… in which he decides, reluctantly, to write a post about BPP

Worth a read, if you’ve not done so already, is the big chunk of an email to the staff of Bryant Park Project, from NPR’s interim CEO, Dennis Haarsager, who completed the cycle by posting it to his blog on Tuesday.

It’s exceptionally good, written with the tone you’d expect from someone who is a visionary, and yet approves of ending what some saw as a visionary experiment.

We’ve/I’ve learned — or relearned — a lot in the process.  Sustaining a new program of this financial magnitude requires attracting users from each of the platforms we can access.  In this case, radio carriage was inadequate and web/podcasting usage was hampered — here’s the relearning part — by having an appointment program in a medium that doesn’t excel in that kind of usage.  Web radio is growing very rapidly (much faster than FM did, for example), but it’s almost all to music and, increasingly, to attention-tracking music.

Perhaps the future of news on the web is in the same user-programmed direction.  I’d like to see good minds like those of the BPP staff think about how we can do good journalism delivered via the web using techniques beyond just throwing up another portal-type web site and expecting people to come to it.  Our new open API release is a great tool for that.

The realities of how people use the web, how web audiences grow through search, and technologies for tracking attention and tailoring content delivery to match how people spend their attention all need to be considered.  Portals still have a place, just as their close cousins radio transmitters do, but we can no longer put all our eggs in that basket.

The cost of this experiment was considerable, on the scale of a traditional radio program, and that created great pressure to achieve the traditional results - primarily, significant station carriage to justify the expense.
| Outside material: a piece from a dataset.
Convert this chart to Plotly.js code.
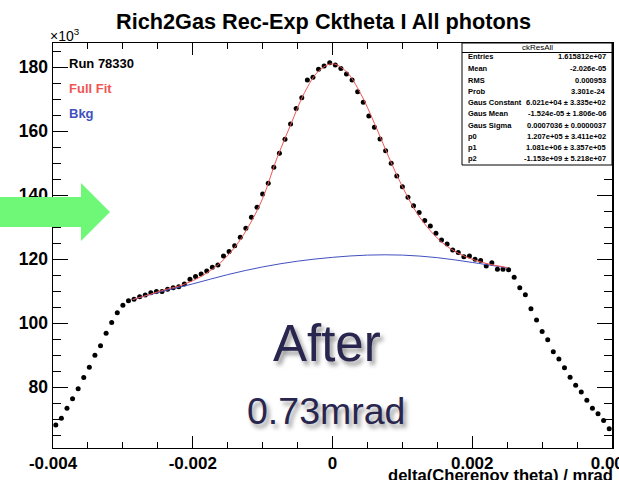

That’s not precisely the result of “an old way of thinking.” It might be that it’s the result of executing on a scale that ensured that BPP’s web/social media success couldn’t sustain it.

As Haarsager notes, he and others at NPR have learned a lot from this experiment, and there are still plenty of questions to answer about how a news program might derive its life from the web.
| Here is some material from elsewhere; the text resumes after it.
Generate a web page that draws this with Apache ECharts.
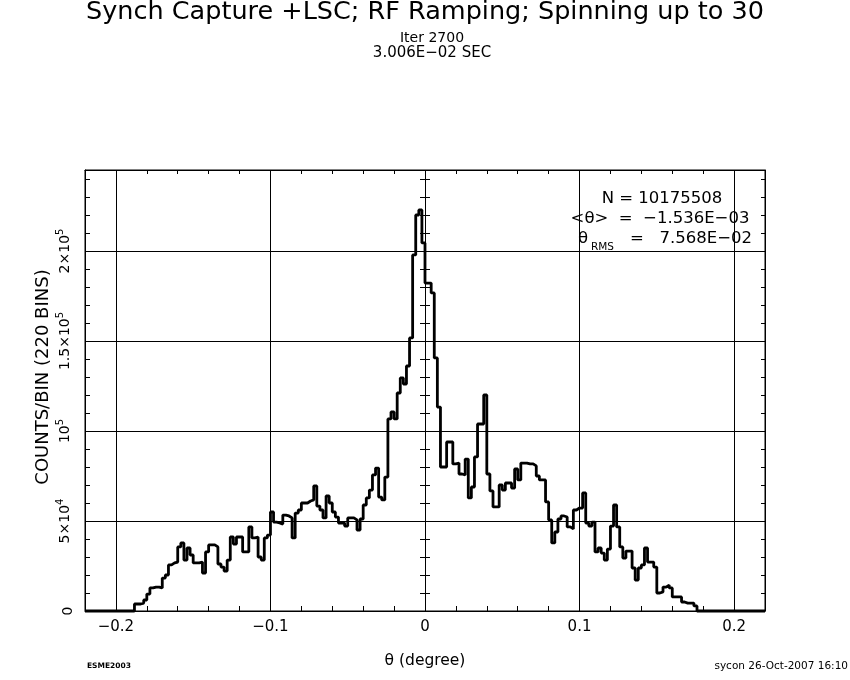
<!DOCTYPE html>
<html>
<head>
<meta charset="utf-8">
<title>Synch Capture +LSC</title>
<script src="https://cdn.jsdelivr.net/npm/echarts@6/dist/echarts.min.js"></script>
<style>
  html, body { margin: 0; padding: 0; background: #fff; }
  #chart { width: 850px; height: 680px; }
</style>
</head>
<body>
<div id="chart"></div>
<script>
// 220 bins between -0.22 and 0.22 degree
var binStart = -0.22;
var binWidth = 0.002;
var counts = [
  0, 0, 0, 0, 0, 0, 0, 0, 0, 0, 0, 0, 0, 0, 0, 0,
  3900, 3900, 4400, 6100, 9400, 12800, 13300, 13300, 12800, 18300, 20000, 25600, 26700, 27200,
  35600, 37800, 28300, 35000, 31100, 26700, 26700, 27200, 21100, 32800,
  36700, 36700, 35600, 26100, 24400, 22200, 28300, 41100, 37200, 41100,
  41100, 32800, 32800, 46700, 40600, 41100, 30000, 28300, 40600, 42200,
  55000, 49400, 48900, 48300, 53300, 52800, 51700, 40600, 54400, 56100,
  60000, 60000, 61100, 61700, 69500, 58300, 56100, 51700, 63900, 60000,
  55000, 52200, 48900, 48900, 47200, 51700, 51700, 50600, 45000, 51100,
  58900, 62800, 67200, 75600, 79400, 63300, 61700, 74400, 106700, 110600,
  106700, 121100, 129500, 126100, 136100, 151700, 197800, 220000, 222800, 204500,
  182200, 182200, 176700, 140600, 113300, 80000, 80000, 93900, 93900, 81700,
  82200, 76100, 75600, 84400, 62800, 68900, 85600, 103900, 103900, 120000,
  76100, 66700, 57800, 57800, 70000, 67200, 71100, 71100, 68300, 78900,
  72800, 82200, 82200, 81700, 81700, 80600, 75000, 72800, 72800, 60600,
  50600, 37800, 43900, 51100, 52800, 52200, 46700, 45600, 56100, 57200,
  57200, 65600, 48900, 47200, 49400, 32800, 35000, 32200, 28300, 34400,
  47200, 58900, 46700, 35600, 29400, 33300, 33300, 23900, 17200, 23900,
  25600, 35000, 27200, 27200, 24400, 10000, 10600, 13300, 14400, 12800,
  7800, 7800, 7800, 5000, 4400, 4400, 4400, 2800, 0, 0,
  0, 0, 0, 0, 0, 0, 0, 0, 0, 0, 0, 0, 0, 0, 0, 0, 0, 0, 0, 0
];

var xGridVals = [-0.2, -0.1, 0, 0.1, 0.2];
var xTickLabels = ['−0.2', '−0.1', '0', '0.1', '0.2'];
var yGridVals = [50000, 100000, 150000, 200000];
var yLabelVals = [0, 50000, 100000, 150000, 200000];
var yTickLabels = ['0', '5×10{s|4}', '10{s|5}', '1.5×10{s|5}', '2×10{s|5}'];

var FONT = 'DejaVu Sans';

// step points at left bin edges, plus the closing right edge
var points = counts.map(function (c, i) {
  return [+(binStart + i * binWidth).toFixed(4), c];
});
points.push([+(binStart + counts.length * binWidth).toFixed(4), counts[counts.length - 1]]);

function findLabel(vals, labels, v) {
  for (var i = 0; i < vals.length; i++) {
    if (Math.abs(vals[i] - v) < 1e-6) return labels[i];
  }
  return '';
}

var chart = echarts.init(document.getElementById('chart'));

var tickStyle = { color: '#000', width: 1 };

var option = {
  animation: false,
  backgroundColor: '#fff',
  textStyle: { fontFamily: FONT, color: '#000' },
  grid: {
    left: 85, right: 85, top: 170, bottom: 69,
    show: true, borderColor: '#000', borderWidth: 1
  },
  xAxis: [
    {
      type: 'value', position: 'bottom',
      min: -0.22, max: 0.22, interval: 0.02,
      axisLine: { onZero: false, lineStyle: { color: '#000' } },
      axisTick: { inside: true, length: 5, lineStyle: tickStyle },
      splitLine: { show: false },
      axisLabel: {
        margin: 9, fontSize: 15, color: '#000', fontFamily: FONT,
        formatter: function (v) { return findLabel(xGridVals, xTickLabels, v); }
      }
    },
    {
      type: 'value', position: 'top',
      min: -0.22, max: 0.22, interval: 0.02,
      axisLine: { onZero: false, lineStyle: { color: '#000' } },
      axisTick: { inside: true, length: 4, lineStyle: tickStyle },
      splitLine: { show: false },
      axisLabel: { show: false }
    }
  ],
  yAxis: [
    {
      type: 'value', position: 'left',
      min: 0, max: 245000, interval: 10000,
      axisLine: { onZero: false, lineStyle: { color: '#000' } },
      axisTick: { inside: true, length: 5, lineStyle: tickStyle },
      splitLine: { show: false },
      axisLabel: {
        rotate: 90, margin: 10, fontSize: 14, color: '#000', fontFamily: FONT,
        formatter: function (v) { return findLabel(yLabelVals, yTickLabels, v); },
        rich: { s: { fontSize: 10, fontFamily: FONT, color: '#000', padding: [0, 0, 10, 0] } }
      }
    },
    {
      type: 'value', position: 'right',
      min: 0, max: 245000, interval: 10000,
      axisLine: { onZero: false, lineStyle: { color: '#000' } },
      axisTick: { inside: true, length: 4, lineStyle: tickStyle },
      splitLine: { show: false },
      axisLabel: { show: false }
    },
    // ticks crossing the theta = 0 line
    {
      type: 'value', position: 'left',
      min: 0, max: 245000, interval: 10000,
      axisLine: { show: false, onZero: true, onZeroAxisIndex: 0 },
      axisTick: { inside: true, length: 5, lineStyle: tickStyle },
      splitLine: { show: false },
      axisLabel: { show: false }
    },
    {
      type: 'value', position: 'left',
      min: 0, max: 245000, interval: 10000,
      axisLine: { show: false, onZero: true, onZeroAxisIndex: 0 },
      axisTick: { inside: false, length: 5, lineStyle: tickStyle },
      splitLine: { show: false },
      axisLabel: { show: false }
    }
  ],
  series: [
    {
      type: 'line',
      step: 'end',
      xAxisIndex: 0,
      yAxisIndex: 0,
      data: points,
      showSymbol: false,
      clip: false,
      lineStyle: { color: '#000', width: 2.8 },
      markLine: {
        silent: true,
        symbol: ['none', 'none'],
        label: { show: false },
        lineStyle: { color: '#000', width: 1, type: 'solid' },
        data: xGridVals.map(function (v) { return { xAxis: v }; })
          .concat(yGridVals.map(function (v) { return { yAxis: v }; }))
      }
    }
  ],
  graphic: [
    { type: 'text', x: 425, y: 12,
      style: { text: 'Synch Capture +LSC; RF Ramping; Spinning up to 30', font: '25.5px "DejaVu Sans"', fill: '#000', align: 'center', verticalAlign: 'middle' } },
    { type: 'text', x: 432, y: 38,
      style: { text: 'Iter 2700', font: '14px "DejaVu Sans"', fill: '#000', align: 'center', verticalAlign: 'middle' } },
    { type: 'text', x: 432, y: 53,
      style: { text: '3.006E−02 SEC', font: '15px "DejaVu Sans"', fill: '#000', align: 'center', verticalAlign: 'middle' } },
    { type: 'text', x: 662, y: 199,
      style: { text: 'N = 10175508', font: '16.5px "DejaVu Sans"', fill: '#000', align: 'center', verticalAlign: 'middle' } },
    { type: 'text', x: 660, y: 219,
      style: { text: '<θ>  =  −1.536E−03', font: '16.5px "DejaVu Sans"', fill: '#000', align: 'center', verticalAlign: 'middle' } },
    { type: 'text', x: 578, y: 239,
      style: { text: 'θ', font: '16.5px "DejaVu Sans"', fill: '#000', align: 'left', verticalAlign: 'middle' } },
    { type: 'text', x: 591, y: 247,
      style: { text: 'RMS', font: '10.5px "DejaVu Sans"', fill: '#000', align: 'left', verticalAlign: 'middle' } },
    { type: 'text', x: 752, y: 239,
      style: { text: '=   7.568E−02', font: '16.5px "DejaVu Sans"', fill: '#000', align: 'right', verticalAlign: 'middle' } },
    { type: 'text', x: 425, y: 661,
      style: { text: 'θ (degree)', font: '15.5px "DejaVu Sans"', fill: '#000', align: 'center', verticalAlign: 'middle' } },
    { type: 'text', x: 43, y: 377, rotation: Math.PI / 2,
      style: { text: 'COUNTS/BIN (220 BINS)', font: '18px "DejaVu Sans"', fill: '#000', align: 'center', verticalAlign: 'middle' } },
    { type: 'text', x: 87, y: 666,
      style: { text: 'ESME2003', font: 'bold 7.5px "DejaVu Sans"', fill: '#000', align: 'left', verticalAlign: 'middle' } },
    { type: 'text', x: 848, y: 666,
      style: { text: 'sycon 26-Oct-2007 16:10', font: '10.5px "DejaVu Sans"', fill: '#000', align: 'right', verticalAlign: 'middle' } }
  ]
};

chart.setOption(option);
</script>
</body>
</html>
NPR has also learned that, while a major expenditure of cash couldn’t make this program successful on the radio, the expenditure of almost nothing garnered a social network of thousands of fans - a big success (how much did NPR spend on Facebook and twitter? basically nothing).

How might they approach such an experiment again? Perhaps with a budget and expectations more carefully tailored to ensure success on the web. That’s one way to do it, and there are others.

This subject has all kinds of layers… from a large successful network built on risks, that some think won’t take risks anymore, to a board that mainly represents traditional radio stations (where the money and audience is right now), to the Innovator’s Dilemma, to demographics, to NPR’s great success with podcasting, etc. Simple it ain’t.

Frankly, there’s more here than any of us can easily synthesize. That’s where a lot of voices is a good thing. Here’s Haarsager; here’s Paterson; here’s Proffitt… and this is just scratching the surface. If you’re interested in the subject, read as many perspectives as you can.

Simple rules never get at the complexity of this stuff, but I’ve come up with a simple rule anyway, and you can take it or leave it as you see fit:

Those of us inside public media, as well as those of us who listen to it, need to encourage and expect NPR to innovate and embrace the future, even when it scares a few among us. We also need to expect that NPR will invest as carefully and thoughtfully as it can in these ventures, and create the conditions that will lead to success.